The Register of Nonprofit Organisations (NPOs) is a voluntary registration facility that enhances the credibility of the registered NPO as it reports to a public office. The NPO Directorate, as a public office, holds information about registered NPOs for the public to access. This thus, increases the transparency and accountability of the organisation beyond its immediate role-plays. This accountability and transparency improves the governance of an organisation as it is also expected that a registered NPO must comply with the requirements of the NPO Act. The NPO registration status is also a funding requirement for most donor and funding agencies. The national NPO registration facility therefore brings NPOs into a public system that allows for information about the sector to be gathered and made publicly available which in many ways increases the confidence of the public in the nonprofit sector.  

An NPO is defined, in terms of section 1 of the NPO Act, as a trust, company or other association of persons established for a public purpose and of which its income and property are not distributable to its members or office bearers except as reasonable compensation for services rendered. Nongovernmental organisations (NGOs) and community based organisations (CBOs) are collectively known as nonprofit organisations (NPOs). In some instance, NPOs are also referred to as Civil Society Organisations (CSO). 

To apply for registration as a NPO, organisations fill-in a prescribed application form and submit it to the Directorate for Nonprofit Organisations with two copies of the organisation’s founding document i.e. a constitution for a volunteer association; memorandum and articles of association with the company’s registration letter for a not-for-profit company; and a deeds of trust with the trustees authorisation letter for a trust. The founding document of the organisation must meet the requirements of section 12 of the NPO Act. 

Once the organisation is registered, it is obligated, in terms of sections 18 and 19, to submit within nine (9) months after the end of its financial year, annual reports (a narrative report, annual financial statement and an accounting officer’s report) including any changes to the organisation’s constitution, physical address and office bearers.  

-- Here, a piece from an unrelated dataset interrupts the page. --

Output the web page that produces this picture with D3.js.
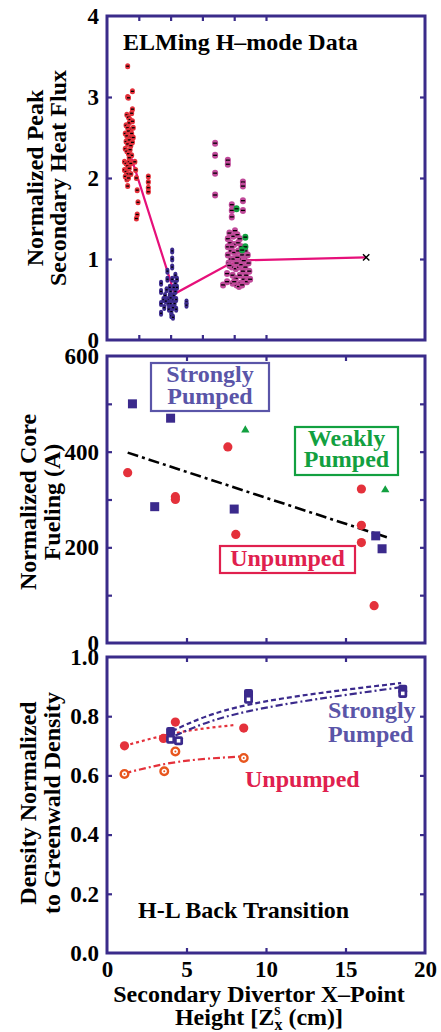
<!DOCTYPE html>
<html>
<head>
<meta charset="utf-8">
<script src="https://cdn.jsdelivr.net/npm/d3@7"></script>
</head>
<body style="margin:0;background:#fff">
<div id="chart"></div>
<script>
// panel 1 - ELMing H-mode peak heat flux clusters [x, y]
var unpumpedFlux = [
  [1.3,3.38],[1.6,3.07],[1.3,3.0],[1.35,2.99],
  [1.25,2.78],[1.35,2.75],[1.45,2.72],[1.55,2.8],[1.6,2.85],[1.2,2.65],[1.3,2.62],
  [1.4,2.68],[1.5,2.6],[1.6,2.7],[1.15,2.55],[1.25,2.52],[1.35,2.58],[1.45,2.5],
  [1.55,2.55],[1.2,2.45],[1.3,2.42],[1.4,2.47],[1.5,2.4],[1.6,2.44],[1.15,2.36],
  [1.25,2.33],[1.35,2.3],[1.45,2.35],[1.55,2.28],[1.4,2.25],[1.65,2.5],[1.65,2.62],
  [1.1,2.2],[1.2,2.18],[1.3,2.15],[1.4,2.2],[1.1,2.1],[1.2,2.08],[1.3,2.05],
  [1.4,2.12],[1.15,2.02],[1.25,1.98],[1.5,2.18],[1.5,2.05],[1.35,2.0],[1.3,1.9],
  [1.75,2.2],[1.8,2.1],[1.85,2.0],[1.9,1.85],[1.95,1.7],[1.9,1.55],[1.85,1.5],
  [2.6,2.02],[2.6,1.95],[2.6,1.88],[2.6,1.83]
];
var strongFlux = [
  [3.4,0.7],[3.4,0.6],[3.4,0.45],[3.4,0.33],[3.55,0.5],[3.6,0.4],[3.65,0.55],
  [3.75,0.62],[3.8,0.75],[3.8,0.85],[3.85,0.5],[3.85,0.45],[3.9,0.38],[3.95,0.65],
  [3.95,0.55],[4.0,0.45],[4.0,0.6],[4.05,0.35],[4.05,0.3],[4.1,1.1],[4.1,1.0],
  [4.1,0.9],[4.1,0.75],[4.1,0.5],[4.15,0.4],[4.15,0.28],[4.2,0.65],[4.2,0.55],
  [4.25,0.45],[4.3,0.8],[4.3,0.7],[4.3,0.6],[4.35,0.5],[4.35,0.38],[4.0,0.52],
  [3.7,0.48],[4.4,0.75],[4.4,0.65],[5.0,0.47],[5.0,0.43]
];
var midFlux = [
  [6.8,2.43],[6.8,2.28],[6.8,2.06],[6.8,1.79],[7.6,2.22],[7.6,2.17],[7.85,1.67],
  [7.85,1.6],[7.85,1.52],[8.55,1.95],[8.55,1.9],[8.55,1.72],[8.55,1.6],
  [7.3,0.68],[7.55,0.82],[7.55,0.72],[7.6,1.25],[7.6,1.15],[7.6,1.05],[7.65,0.95],
  [7.7,1.32],[7.75,1.2],[7.8,1.1],[7.8,1.0],[7.85,0.9],[7.9,0.8],[7.9,0.7],
  [7.95,1.28],[8.0,1.18],[8.0,1.08],[8.05,0.98],[8.1,0.88],[8.1,0.76],[8.15,0.68],
  [8.2,1.3],[8.25,1.2],[8.25,1.1],[8.3,1.0],[8.3,0.9],[8.35,0.8],[8.4,0.7],
  [8.45,1.15],[8.5,1.05],[8.5,0.95],[8.55,0.85],[8.6,0.75],[8.65,1.0],[8.7,0.9],
  [8.75,0.8],[8.8,0.72],[8.85,1.05],[8.9,0.95],[8.95,0.85],[9.0,0.75],[7.7,0.92],
  [7.95,1.0],[8.2,1.02],[8.4,0.93],[8.6,0.98],[7.85,1.15],[8.15,0.95],[8.35,1.25],
  [8.05,1.35],[8.7,1.1],[8.0,0.72],[8.3,0.66],[8.5,0.68]
];
var weakFlux = [[8.15,1.62],[8.7,1.27],[8.7,1.15],[8.5,1.11]];
var fluxTrend = [[1.55,2.24],[4.25,0.57],[7.6,0.93],[8.8,0.985],[16.3,1.02]];
var fluxCross = [[16.3,1.02]];

// panel 2 - normalized core fueling (A)
var fuelStrong = [[1.6,500],[4.0,470],[3.0,285],[8.0,280],[16.9,224],[17.3,197]];
var fuelUnpumped = [[1.3,356],[4.3,306],[4.3,300],[7.6,410],[8.1,227],[16.0,322],[16.0,246],[16.0,210],[16.8,78]];
var fuelWeak = [[8.7,445],[17.5,320]];
var fuelTrend = [[1.3,398],[17.6,221]];

// panel 3 - density normalized to Greenwald, H-L back transition
var densUnpFilled = [[1.1,0.70],[3.55,0.725],[4.3,0.78],[8.6,0.76]];
var densUnpOpen = [[1.1,0.605],[3.6,0.614],[4.3,0.681],[8.6,0.659]];
var densStrFilled = [[4.0,0.748],[8.9,0.877],[18.6,0.891]];
var densStrOpen = [[4.0,0.722],[4.5,0.717],[8.9,0.857],[18.6,0.877]];
var fitUnpFilled = [[1.1,0.70],[4.5,0.745],[8.0,0.77]];
var fitUnpOpen = [[1.1,0.607],[4.5,0.646],[8.5,0.664]];
var fitStrFilled = [[4.1,0.75],[9.0,0.84],[18.5,0.912]];
var fitStrOpen = [[4.3,0.735],[9.0,0.818],[18.5,0.898]];

var xTicksAll = [5, 10, 15];
var xTicksTop = [2, 4, 6, 8, 10];
var xLabels = [0, 5, 10, 15, 20];

var W = 441, H = 1032;
var frame = "#3a2b8a", purple = "#3b2a8c", lilac = "#5a55a8";
var red = "#e4313b", crimson = "#e0204e", green = "#12a040", magenta = "#c04a9a", pink = "#e6107a", orange = "#e8561e";

var svg = d3.select("#chart").append("svg").attr("width", W).attr("height", H);

var x = d3.scaleLinear().domain([0, 20]).range([107, 425]);
var y1 = d3.scaleLinear().domain([0, 4]).range([340, 16]);
var y2 = d3.scaleLinear().domain([0, 600]).range([643, 356]);
var y3 = d3.scaleLinear().domain([0, 1]).range([953, 657]);

function frameAxes(y, xt, yt) {
  var top = y.range()[1], bot = y.range()[0];
  var g = svg.append("g");
  var tick = function(a) { return a.tickSizeInner(-5).tickSizeOuter(0).tickFormat(""); };
  g.append("g").attr("transform", "translate(0," + bot + ")").call(tick(d3.axisBottom(x).tickValues(xt)));
  g.append("g").attr("transform", "translate(0," + top + ")").call(tick(d3.axisTop(x).tickValues(xt)));
  g.append("g").attr("transform", "translate(107,0)").call(tick(d3.axisLeft(y).tickValues(yt)));
  g.append("g").attr("transform", "translate(425,0)").call(tick(d3.axisRight(y).tickValues(yt)));
  g.selectAll(".domain").remove();
  g.selectAll(".tick line").attr("stroke", frame).attr("stroke-width", 2.2);
  svg.append("rect").attr("x", 107).attr("y", top).attr("width", 318).attr("height", bot - top)
    .attr("fill", "none").attr("stroke", frame).attr("stroke-width", 3);
}

function yLabels(y, vals, fmt) {
  var g = svg.append("g").attr("transform", "translate(107,0)")
    .call(d3.axisLeft(y).tickValues(vals).tickSize(0).tickPadding(8).tickFormat(fmt));
  g.select(".domain").remove();
  g.selectAll("text").attr("font-size", 23).attr("fill", "#000");
}

function yTitle(lines, cy, xs) {
  lines.forEach(function(t, i) {
    svg.append("text").attr("transform", "translate(" + xs[i] + "," + cy + ") rotate(-90)")
      .attr("text-anchor", "middle").attr("font-size", 24).text(t);
  });
}

function label(t, px, py, col, anchor) {
  return svg.append("text").attr("x", px).attr("y", py).attr("fill", col || "#000")
    .attr("text-anchor", anchor || "start").attr("font-size", 24).text(t);
}

// ---------- panel 1 ----------
frameAxes(y1, xTicksTop, [1, 2, 3]);
yLabels(y1, [0, 1, 2, 3, 4], d3.format("d"));
yTitle(["Normalized Peak", "Secondary Heat Flux"], 178, [43, 66]);
label("ELMing H\u2013mode Data", 123, 50);

svg.append("path").datum(fluxTrend)
  .attr("d", d3.line().x(function(d) { return x(d[0]); }).y(function(d) { return y1(d[1]); }))
  .attr("fill", "none").attr("stroke", pink).attr("stroke-width", 2.2);

function cluster(data, col, w, h) {
  var g = svg.append("g");
  var p = g.selectAll("g").data(data).enter().append("g")
    .attr("transform", function(d) { return "translate(" + x(d[0]) + "," + y1(d[1]) + ")"; });
  p.append("rect").attr("x", -w / 2).attr("y", -h / 2).attr("width", w).attr("height", h)
    .attr("rx", w / 2).attr("fill", col);
  p.append("line").attr("x1", -w / 2 + 1).attr("x2", w / 2 - 1).attr("y1", 0).attr("y2", 0)
    .attr("stroke", "#000").attr("stroke-width", 1.3);
}
cluster(midFlux, magenta, 6, 7);
cluster(weakFlux, green, 6, 7);
cluster(unpumpedFlux, red, 5, 6);
cluster(strongFlux, purple, 4, 7);

svg.selectAll(".cross").data(fluxCross).enter().append("path").attr("class", "cross")
  .attr("d", d3.symbol().type(d3.symbolX).size(28))
  .attr("transform", function(d) { return "translate(" + x(d[0]) + "," + y1(d[1]) + ")"; })
  .attr("stroke", "#000").attr("stroke-width", 1.4);

// ---------- panel 2 ----------
frameAxes(y2, xTicksAll, [100, 200, 300, 400, 500]);
yLabels(y2, [0, 200, 400, 600], d3.format("d"));
yTitle(["Normalized Core", "Fueling (A)"], 502, [36, 60]);

svg.append("path").datum(fuelTrend)
  .attr("d", d3.line().x(function(d) { return x(d[0]); }).y(function(d) { return y2(d[1]); }))
  .attr("fill", "none").attr("stroke", "#000").attr("stroke-width", 2.6).attr("stroke-dasharray", "11,4,3,4");

svg.selectAll(".fs").data(fuelStrong).enter().append("rect")
  .attr("x", function(d) { return x(d[0]) - 4.5; }).attr("y", function(d) { return y2(d[1]) - 4.5; })
  .attr("width", 9).attr("height", 9).attr("fill", purple);
svg.selectAll(".fu").data(fuelUnpumped).enter().append("circle")
  .attr("cx", function(d) { return x(d[0]); }).attr("cy", function(d) { return y2(d[1]); })
  .attr("r", 4.6).attr("fill", red);
svg.selectAll(".fw").data(fuelWeak).enter().append("path")
  .attr("d", d3.symbol().type(d3.symbolTriangle).size(30))
  .attr("transform", function(d) { return "translate(" + x(d[0]) + "," + y2(d[1]) + ")"; })
  .attr("fill", green);

function box(x0, y0, x1, y1b, col, lines, bases) {
  svg.append("rect").attr("x", x0).attr("y", y0).attr("width", x1 - x0).attr("height", y1b - y0)
    .attr("fill", "none").attr("stroke", col).attr("stroke-width", 2.2);
  lines.forEach(function(t, i) { label(t, (x0 + x1) / 2, bases[i], col, "middle"); });
}
box(151, 363, 269, 411, lilac, ["Strongly", "Pumped"], [382, 404]);
box(295, 427, 398, 475, green, ["Weakly", "Pumped"], [446, 467]);
box(220, 546, 355, 573, crimson, ["Unpumped"], [566]);

// ---------- panel 3 ----------
frameAxes(y3, xTicksAll, [0.2, 0.4, 0.6, 0.8]);
yLabels(y3, [0, 0.2, 0.4, 0.6, 0.8, 1.0], d3.format(".1f"));
yTitle(["Density Normalized", "to Greenwald Density"], 803, [36, 60]);

var xl = svg.append("g").attr("transform", "translate(0,953)")
  .call(d3.axisBottom(x).tickValues(xLabels).tickSize(0).tickPadding(8).tickFormat(d3.format("d")));
xl.select(".domain").remove();
xl.selectAll("text").attr("font-size", 23).attr("fill", "#000");

var curve = d3.line().curve(d3.curveNatural)
  .x(function(d) { return x(d[0]); }).y(function(d) { return y3(d[1]); });
[[fitUnpFilled, red, "3,3"], [fitUnpOpen, red, "7,3,2,3"],
 [fitStrFilled, purple, "5,3"], [fitStrOpen, purple, "7,3,2,3"]].forEach(function(c) {
  svg.append("path").datum(c[0]).attr("d", curve).attr("fill", "none")
    .attr("stroke", c[1]).attr("stroke-width", 2.2).attr("stroke-dasharray", c[2]);
});

svg.selectAll(".df").data(densUnpFilled).enter().append("circle")
  .attr("cx", function(d) { return x(d[0]); }).attr("cy", function(d) { return y3(d[1]); })
  .attr("r", 4.6).attr("fill", red);
var op = svg.selectAll(".do").data(densUnpOpen).enter().append("g")
  .attr("transform", function(d) { return "translate(" + x(d[0]) + "," + y3(d[1]) + ")"; });
op.append("circle").attr("r", 3.8).attr("fill", "#fff").attr("stroke", orange).attr("stroke-width", 2.4);
op.append("circle").attr("r", 1).attr("fill", orange);

svg.selectAll(".sf").data(densStrFilled).enter().append("rect")
  .attr("x", function(d) { return x(d[0]) - 4.5; }).attr("y", function(d) { return y3(d[1]) - 4.5; })
  .attr("width", 9).attr("height", 9).attr("rx", 2).attr("fill", purple);
var os = svg.selectAll(".so").data(densStrOpen).enter().append("g")
  .attr("transform", function(d) { return "translate(" + x(d[0]) + "," + y3(d[1]) + ")"; });
os.append("rect").attr("x", -4.5).attr("y", -4.5).attr("width", 9).attr("height", 9).attr("rx", 2).attr("fill", purple);
os.append("rect").attr("x", -1.8).attr("y", -1.8).attr("width", 3.6).attr("height", 3.6).attr("fill", "#fff");

label("Strongly", 328, 718, lilac);
label("Pumped", 328, 742, lilac);
label("Unpumped", 245, 787, crimson);
label("H-L Back Transition", 138, 918);

// x axis title
label("Secondary Divertor X\u2013Point", 259, 1002, "#000", "middle");
var t2 = label("Height [Z", 259, 1025, "#000", "middle");
t2.append("tspan").attr("font-size", 16).attr("dy", -10).text("s");
t2.append("tspan").attr("font-size", 16).attr("dx", -6).attr("dy", 15).text("x");
t2.append("tspan").attr("dy", -5).text(" (cm)]");

// all text in bold serif (single family name)
svg.selectAll("text").attr("font-family", "Liberation Serif").attr("font-weight", "bold")
  .style("font-family", "'Liberation Serif'");
</script>
</body>
</html>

A thirty (30) days notice is served to all those registered NPOs whose reports are due as per requirements of section 20 of the NPO Act. Failure to comply with this notice, an organisation registration status is cancelled in terms of section 21 for the NPO Act.  

Once an organisation has been cancelled, deregistered or dissolved, as the case may be, it is a criminal offence, in terms of section 29, for any such organisation to represent itself as being validly registered in terms of the NPO Act. The offence is also extended to a person(s) using the registration number of another organisation’s and making any false representation in any report submitted to in terms of this Act. A person(s) convicted for these offences is liable to a fine or to imprisonment or to both fine and imprisonment, in terms of section 30 of the NPO Act.